[Start DATASET EXCERPT]

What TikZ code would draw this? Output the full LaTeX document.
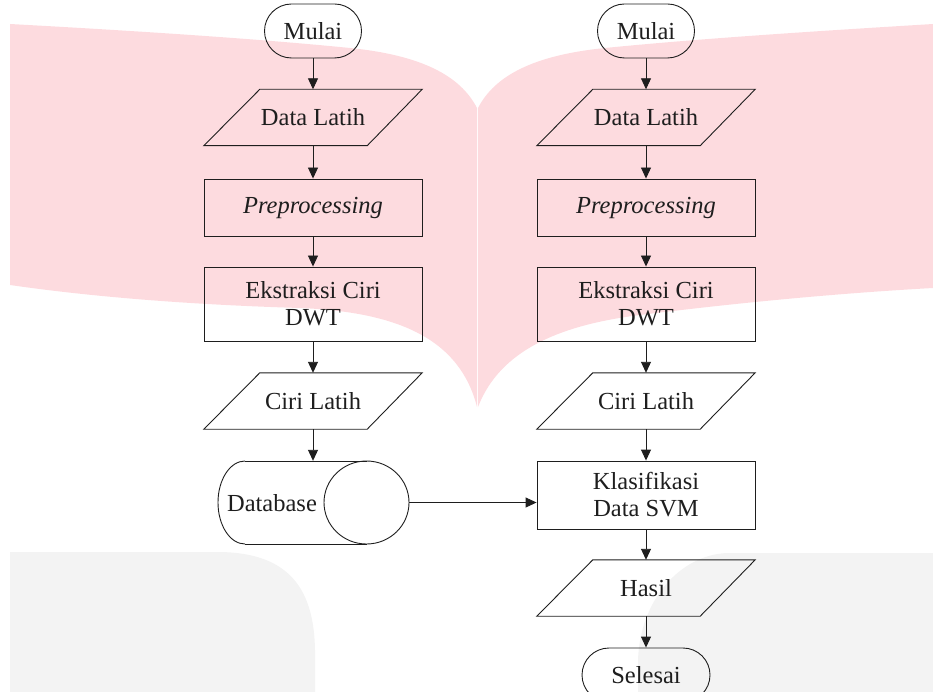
\documentclass[tikz,border=0pt]{standalone}
\usepackage{fontspec}
\setmainfont{Liberation Serif}
\usetikzlibrary{arrows.meta}
\definecolor{wmpink}{RGB}{253,219,223}
\definecolor{wmgrey}{RGB}{243,243,243}
\definecolor{ink}{RGB}{30,30,30}
\tikzset{
  ln/.style={draw=ink, line width=0.9pt},
  arr/.style={ln, -{Triangle[length=11pt,width=10pt]}},
  txt/.style={font=\fontsize{24.5}{27}\selectfont, text=ink, align=center, inner sep=0pt},
  boxn/.style={txt, draw=ink, line width=0.9pt, minimum width=218pt},
  term/.style={txt, draw=ink, line width=0.9pt, rounded corners=27pt, minimum height=54pt},
  paran/.style={txt, minimum width=218pt, minimum height=56pt},
  dbbox/.style={inner sep=0pt, minimum width=191pt, minimum height=83pt}
}
\newcommand\drawpara[1]{\draw[ln] ([xshift=56pt]#1.north west) -- (#1.north east) -- ([xshift=-55pt]#1.south east) -- (#1.south west) -- cycle;}
\begin{document}
\begin{tikzpicture}[x=1pt,y=-1pt]
\clip (0,0) rectangle (933,692);
% watermark
\fill[wmpink] (10,24) .. controls (120,30) and (250,38) .. (350,48) .. controls (420,55) and (460,75) .. (477,108) -- (477,407) .. controls (460,340) and (400,312) .. (300,308) .. controls (200,305) and (100,298) .. (10,285) -- cycle;
\fill[wmpink] (478,108) .. controls (495,75) and (535,55) .. (605,48) .. controls (705,38) and (835,30) .. (933,24) -- (933,288) .. controls (860,292) and (760,300) .. (640,315) .. controls (560,325) and (500,350) .. (478,407) -- cycle;
\fill[wmgrey] (10,552) -- (220,552) .. controls (290,553) and (314,590) .. (315,650) -- (315,692) -- (10,692) -- cycle;
\fill[wmgrey] (933,553) -- (727,553) .. controls (680,555) and (640,600) .. (638,660) -- (638,692) -- (933,692) -- cycle;

% left column
\node[term, minimum width=97pt] (m1) at (313,31) {Mulai};
\node[paran] (d1) at (313,117.5) {Data Latih};
\drawpara{d1}
\node[boxn, minimum height=57pt] (p1) at (313,207.5) {\itshape Preprocessing};
\node[boxn, minimum height=74pt] (e1) at (313,304) {Ekstraksi Ciri\\DWT};
\node[paran] (c1) at (313,401) {Ciri Latih};
\drawpara{c1}
\node[dbbox] (db) at (313.5,502.5) {};
\draw[ln] (245,461) -- (366.5,461);
\draw[ln] (245,544) -- (366.5,544);
\draw[ln] (245,461) arc[start angle=270, end angle=90, x radius=27, y radius=41.5];
\draw[ln] (366.5,502.5) ellipse[x radius=42.5, y radius=41.5];
\node[txt] (dbt) at (272,503) {Database};

% right column
\node[term, minimum width=97pt] (m2) at (646,31) {Mulai};
\node[paran] (d2) at (646,117.5) {Data Latih};
\drawpara{d2}
\node[boxn, minimum height=57pt] (p2) at (646,207.5) {\itshape Preprocessing};
\node[boxn, minimum height=74pt] (e2) at (646,304) {Ekstraksi Ciri\\DWT};
\node[paran] (c2) at (646,401) {Ciri Latih};
\drawpara{c2}
\node[boxn, minimum height=68pt] (k2) at (646,495) {Klasifikasi\\Data SVM};
\node[paran] (h2) at (646,588) {Hasil};
\drawpara{h2}
\node[term, minimum width=128pt] (s2) at (646,675) {Selesai};

% connectors
\draw[arr] (m1.south) -- (d1.north);
\draw[arr] (d1.south) -- (p1.north);
\draw[arr] (p1.south) -- (e1.north);
\draw[arr] (e1.south) -- (c1.north);
\draw[arr] (c1.south) -- (c1.south |- db.north);
\draw[arr] (db.east) -- (db.east -| k2.west);
\draw[arr] (m2.south) -- (d2.north);
\draw[arr] (d2.south) -- (p2.north);
\draw[arr] (p2.south) -- (e2.north);
\draw[arr] (e2.south) -- (c2.north);
\draw[arr] (c2.south) -- (k2.north);
\draw[arr] (k2.south) -- (h2.north);
\draw[arr] (h2.south) -- (s2.north);
\end{tikzpicture}
\end{document}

[End DATASET EXCERPT]

THE PROBLEM →
Omit any images, then output the listing exactly.

CORRECT RESULT →
What TikZ code would draw this? Output the full LaTeX document.
\documentclass[tikz,border=0pt]{standalone}
\usepackage{fontspec}
\setmainfont{Liberation Serif}
\usetikzlibrary{arrows.meta}
\definecolor{wmpink}{RGB}{253,219,223}
\definecolor{wmgrey}{RGB}{243,243,243}
\definecolor{ink}{RGB}{30,30,30}
\tikzset{
  ln/.style={draw=ink, line width=0.9pt},
  arr/.style={ln, -{Triangle[length=11pt,width=10pt]}},
  txt/.style={font=\fontsize{24.5}{27}\selectfont, text=ink, align=center, inner sep=0pt},
  boxn/.style={txt, draw=ink, line width=0.9pt, minimum width=218pt},
  term/.style={txt, draw=ink, line width=0.9pt, rounded corners=27pt, minimum height=54pt},
  paran/.style={txt, minimum width=218pt, minimum height=56pt},
  dbbox/.style={inner sep=0pt, minimum width=191pt, minimum height=83pt}
}
\newcommand\drawpara[1]{\draw[ln] ([xshift=56pt]#1.north west) -- (#1.north east) -- ([xshift=-55pt]#1.south east) -- (#1.south west) -- cycle;}
\begin{document}
\begin{tikzpicture}[x=1pt,y=-1pt]
\clip (0,0) rectangle (933,692);
% watermark
\fill[wmpink] (10,24) .. controls (120,30) and (250,38) .. (350,48) .. controls (420,55) and (460,75) .. (477,108) -- (477,407) .. controls (460,340) and (400,312) .. (300,308) .. controls (200,305) and (100,298) .. (10,285) -- cycle;
\fill[wmpink] (478,108) .. controls (495,75) and (535,55) .. (605,48) .. controls (705,38) and (835,30) .. (933,24) -- (933,288) .. controls (860,292) and (760,300) .. (640,315) .. controls (560,325) and (500,350) .. (478,407) -- cycle;
\fill[wmgrey] (10,552) -- (220,552) .. controls (290,553) and (314,590) .. (315,650) -- (315,692) -- (10,692) -- cycle;
\fill[wmgrey] (933,553) -- (727,553) .. controls (680,555) and (640,600) .. (638,660) -- (638,692) -- (933,692) -- cycle;

% left column
\node[term, minimum width=97pt] (m1) at (313,31) {Mulai};
\node[paran] (d1) at (313,117.5) {Data Latih};
\drawpara{d1}
\node[boxn, minimum height=57pt] (p1) at (313,207.5) {\itshape Preprocessing};
\node[boxn, minimum height=74pt] (e1) at (313,304) {Ekstraksi Ciri\\DWT};
\node[paran] (c1) at (313,401) {Ciri Latih};
\drawpara{c1}
\node[dbbox] (db) at (313.5,502.5) {};
\draw[ln] (245,461) -- (366.5,461);
\draw[ln] (245,544) -- (366.5,544);
\draw[ln] (245,461) arc[start angle=270, end angle=90, x radius=27, y radius=41.5];
\draw[ln] (366.5,502.5) ellipse[x radius=42.5, y radius=41.5];
\node[txt] (dbt) at (272,503) {Database};

% right column
\node[term, minimum width=97pt] (m2) at (646,31) {Mulai};
\node[paran] (d2) at (646,117.5) {Data Latih};
\drawpara{d2}
\node[boxn, minimum height=57pt] (p2) at (646,207.5) {\itshape Preprocessing};
\node[boxn, minimum height=74pt] (e2) at (646,304) {Ekstraksi Ciri\\DWT};
\node[paran] (c2) at (646,401) {Ciri Latih};
\drawpara{c2}
\node[boxn, minimum height=68pt] (k2) at (646,495) {Klasifikasi\\Data SVM};
\node[paran] (h2) at (646,588) {Hasil};
\drawpara{h2}
\node[term, minimum width=128pt] (s2) at (646,675) {Selesai};

% connectors
\draw[arr] (m1.south) -- (d1.north);
\draw[arr] (d1.south) -- (p1.north);
\draw[arr] (p1.south) -- (e1.north);
\draw[arr] (e1.south) -- (c1.north);
\draw[arr] (c1.south) -- (c1.south |- db.north);
\draw[arr] (db.east) -- (db.east -| k2.west);
\draw[arr] (m2.south) -- (d2.north);
\draw[arr] (d2.south) -- (p2.north);
\draw[arr] (p2.south) -- (e2.north);
\draw[arr] (e2.south) -- (c2.north);
\draw[arr] (c2.south) -- (k2.north);
\draw[arr] (k2.south) -- (h2.north);
\draw[arr] (h2.south) -- (s2.north);
\end{tikzpicture}
\end{document}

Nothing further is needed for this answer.